Content Warning: Donald Trump.
I remember sitting in class on Tuesday, the day of the election, considering what I was going to write for my Odyssey article this week. My first thought: it sure as hell isn’t going to be on the election. As it turns out: I was full of sh*t.
According to an article published on October 21st by Business Insider, Joe Biden implied he would fight Trump "Behind the Gym" in response to perverted comments made by Trump.
The video can be found here:
The day following the election, I was filled with such a terrible anxiety. At first, it was difficult for me to put words to what I was feeling. When they eventually started to come to me, I realized that I was scared. My sense of security was disrupted.
Joe Biden is the reason I don’t want to avoid the election in this week’s article. That is because he has verbalized what I have been struggling to say for the past few days:
"He said ‘because I’m famous, because I’m a star, because I’m a billionaire I can do things other people can’t. What a disgusting assertion for anyone to make.... The press always ask me don’t I wish I were debating him? No, I wish we were in high school I could take him behind the gym — that’s what I wish.”
And I do, too. I want to take Donald Trump “behind the gym.” As much as I appreciate Joe Biden’s support and his ability to articulate what I was feeling, I want to be the one to take Donald Trump behind the gym. I want him to understand what it was like for the hundreds of thousands of women who’ve been sexually assaulted to hear him brag, to listen to him rebrand it as “locker room talk.” I want him to feel how it felt for me to realize that all of the lewd comments, all of the hate filled speeches, the divisiveness… none of it would be enough to mar half of this country’s opinion of Trump.
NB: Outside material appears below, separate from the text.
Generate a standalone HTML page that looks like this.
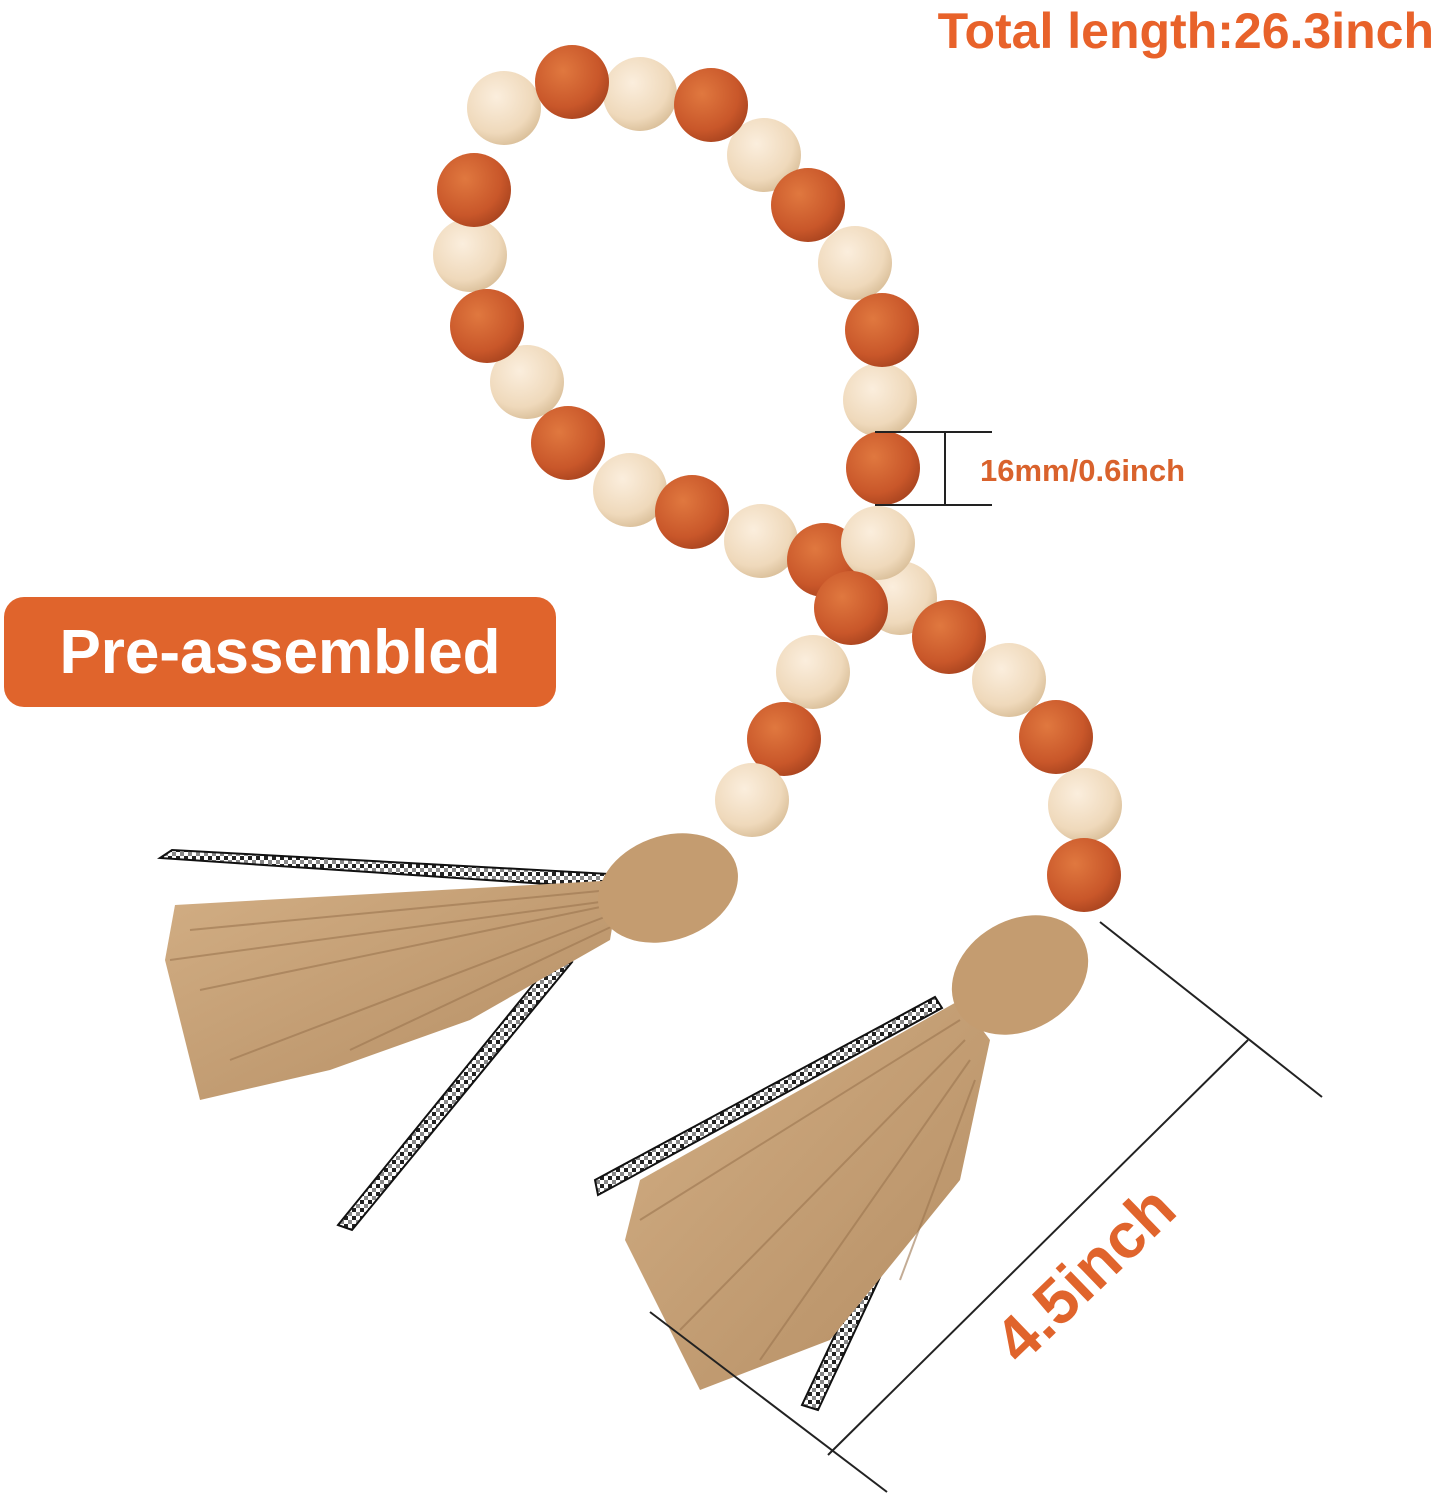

There are many people out there criticizing the people choosing to protest Donald Trump’s presidency. I say that they can go ahead and keep on criticizing all they want. Those of us expressing our dismay will not be invalidated by such short-sighted quips. I will not stand by and allow my equally frightened peers to feel alone, uncared for, or invalidated.
I want to fight Donald Trump because I want him to feel the fear and betrayal felt by many marginalized people across this country, right now. Of course, I realize that at 5’2” and approximately 115 pounds, I am not the most threatening of forces. However, the point is not to be threatening, but rather to be heard.
Living in California (a liberal haven, as described by some) has been a privilege, but it disillusioned me. I thought the US was moving along a more progressive and socially conscious path, as a whole. However, this election has shown that not to be entirely true.
So now what? As American Jewish Rock musician Dan Nichols suggests, "Its time to get to work."